ENGLISHTOWN – The Borough Council has adopted an ordinance that establishes a cost of about $268 for Englishtown property owners who receive solid waste collection services in 2022 through the municipality’s new solid waste utility.
The ordinance was adopted by the governing body on March 23. Council President Greg Wojyn and council members Eric Mann, Dan Marter and Cecilia Robilotti voted “yes” on a motion to amend the borough’s solid waste utility ordinance. Councilmen Daniel Francisco and William Lewis voted “no” on the motion. The 4-2 vote carried the motion.
No members of the public spoke on the ordinance before it was adopted by the governing body.
Two weeks earlier, on March 9, council members awarded a contract to Suburban Disposal to provide garbage collection and disposal services in 2022. The projected $268 cost to a user derived from the contract with Suburban Disposal.
Wojyn, Mann, Marter and Robilotti voted “yes” to award the contract to the company. Francisco voted “no” and Lewis abstained on that item.
Under the terms of the contract, Suburban Disposal will continue to collect and dispose of garbage two days a week. Borough officials will have the option to extend the contract with the company to four years.
Officials have said Englishtown’s new solid waste utility is separate from the municipal government and will allow the borough to pay for garbage collection and disposal with revenue that is raised outside of the municipal budget (i.e., not from property taxes). The bill for the solid waste utility will be due on Oct. 15.
The issue of solid waste disposal was initially raised by Mayor Thomas Reynolds in December when he said the municipal budget would not be able to fund the borough’s contract with Suburban Disposal in 2022 due to cost increases.

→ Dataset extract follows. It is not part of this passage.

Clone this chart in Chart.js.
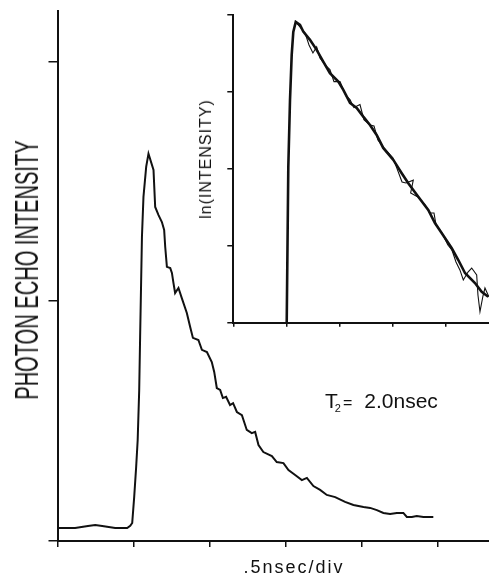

The previous contract with the company was for five years and was set to expire at the end of 2021, according to borough officials. That contract allowed for solid waste to be collected and disposed of twice a week. That contract was subsequently extended until April 1.
On Feb. 23, Englishtown’s solid waste utility ordinance was adopted. Wojyn, Mann and Robilotti voted “yes” and Francisco, Lewis and Marter voted “no.” Reynolds, who can only vote to break a tie, cast the deciding vote to establish the solid waste utility.
On March 9, the night the updated ordinance was introduced, information regarding the potential cost of the solid waste utility was provided to residents.
According to borough officials, the contract proposed by Suburban Disposal would cost $268 if collection was provided twice a week; $238 if collection was provided twice a week during the summer and once a week during the winter; and $201 if collection was provided once a week all year. Collection is currently provided twice a week.
Subscription contracts were also proposed by Solterra Recycling Solutions ($310 for two collections and $234 for one collection); Sakoutis Brothers Disposal ($270 for two collections); and Republic Services ($252 for two collections).
Reynolds said none of the other contractors would provide bulk pickup, which Suburban Disposal will provide once a week. He also said because these contracts were subscriptions, the contractors could change their rates at any time.
Francisco, who supported the idea of allowing residents to hire their own contractor for garbage collection and disposal, said a private contract would offer more flexibility and control for residents.
Reynolds said allowing residents to contract for solid waste collection service individually would increase truck traffic in Englishtown and create more strain on the borough’s roads.
Some residents who spoke at the meeting agreed with the mayor that individual contracts would not be viable because of the potential impact of additional trucks.
Municipal officials also discussed whether Suburban Disposal should provide solid waste services twice a week; twice a week in the summer and once a week in the winter; or once a week all year.
Reynolds said one collection per week was not a viable option.
Wojyn, Mann and Marter said they would choose having two collections per week and one collection per week based on the time of year; Lewis and Robilotti said they would choose to continue two collections per week all year; and Francisco declined to comment.
Residents who were present indicated they supported having two collections per week all year.
Reynolds also supported having two collections per week. He said he did not want to disrupt the way residents are used to receiving service and he said the rates would be lower in 2022 because the borough has already paid for the first three months.
Following public input, the council members opted to keep two collections per week, with service provided by Suburban Disposal.